The benchmark for a good workplace is no longer surviving the week. It is an environment where people can perform well and stay well at the same time.
How to spot a genuinely caring employer
For job seekers, the task is to look past polished language and identify employers who follow through. A few reliable signals:
- Transparent policies. They state their position on flexible hours, remote work and time off plainly. A four-day week is often the clearest signal of all.
- Leadership behaviour. Senior leaders model healthy habits — they take their own leave and genuinely disconnect after hours, rather than just encouraging others to.
- Substantive benefits. They offer real mental health support and meaningful parental leave, not just the legal minimum.
These point to a culture where employee health is built into how the organisation runs. Our guide to the importance of work-life balance explores how to assess this further. You can also browse companies that publish their flexible-work policies and reduced-hours roles to see what genuine commitment looks like in practice.
Common Questions
How do I prepare for these changes if I am not in tech?

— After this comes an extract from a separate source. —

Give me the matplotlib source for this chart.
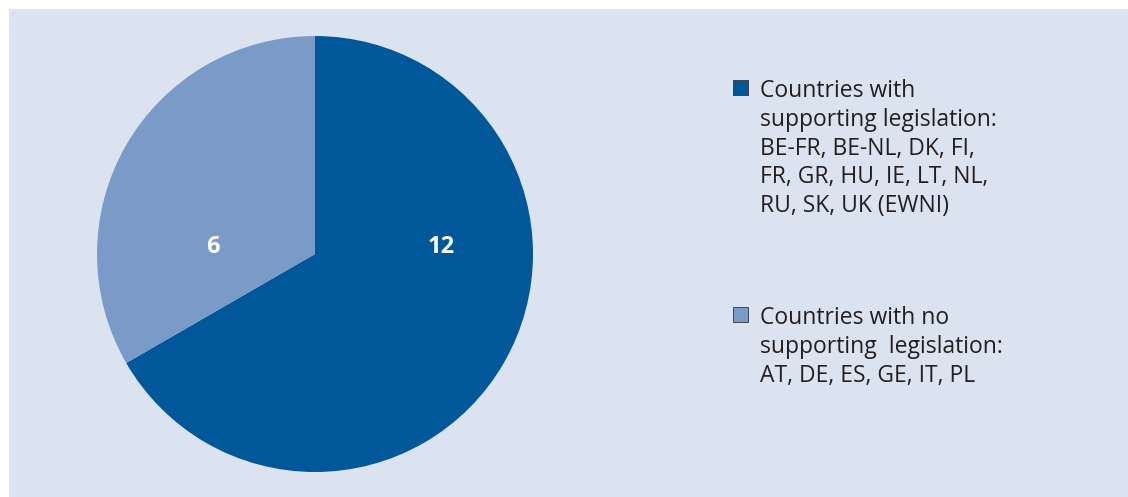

The answer is not learning to code — it is building skills that travel across every field: adaptability, critical thinking, clear communication and solid digital literacy. Get comfortable with the tools modern teams use daily, such as project management and communication platforms. These shifts touch every industry, so staying curious and willing to learn is the most reliable preparation.
Is the four-day week only for large tech companies?
No. Tech helped popularise it, but the model has worked for marketing agencies, non-profits, manufacturers and professional firms. Success depends on a commitment to efficiency, clear goals and trust in employees — not on company size or sector. Many smaller businesses use a shorter week specifically to compete for talent with larger employers.
As an employer, where do I start with flexible work?
Start small and gather evidence before committing to a full overhaul. A pilot is the sensible first step — a three-month four-day-week trial in one department, or seasonal Friday hours — paired with talking to your people and measuring what happens. Three things make it work: shift performance reviews toward outcomes rather than hours; train managers specifically on leading distributed teams; and communicate honestly about the goal, staying ready to adjust based on real feedback.
None of these trends is a passing fad, and none is guaranteed to suit every organisation or every person. What they share is a common direction: away from measuring work by hours and presence, and toward measuring it by outcomes and sustainability. For job seekers, that opens up real opportunities to find roles with better balance without sacrificing pay or progression. For employers, it points to a clear competitive edge in attracting and keeping good people. The organisations and professionals who adapt deliberately — testing, measuring, and adjusting rather than either ignoring the shift or chasing every trend — will be the ones best placed for whatever the next decade of work looks like.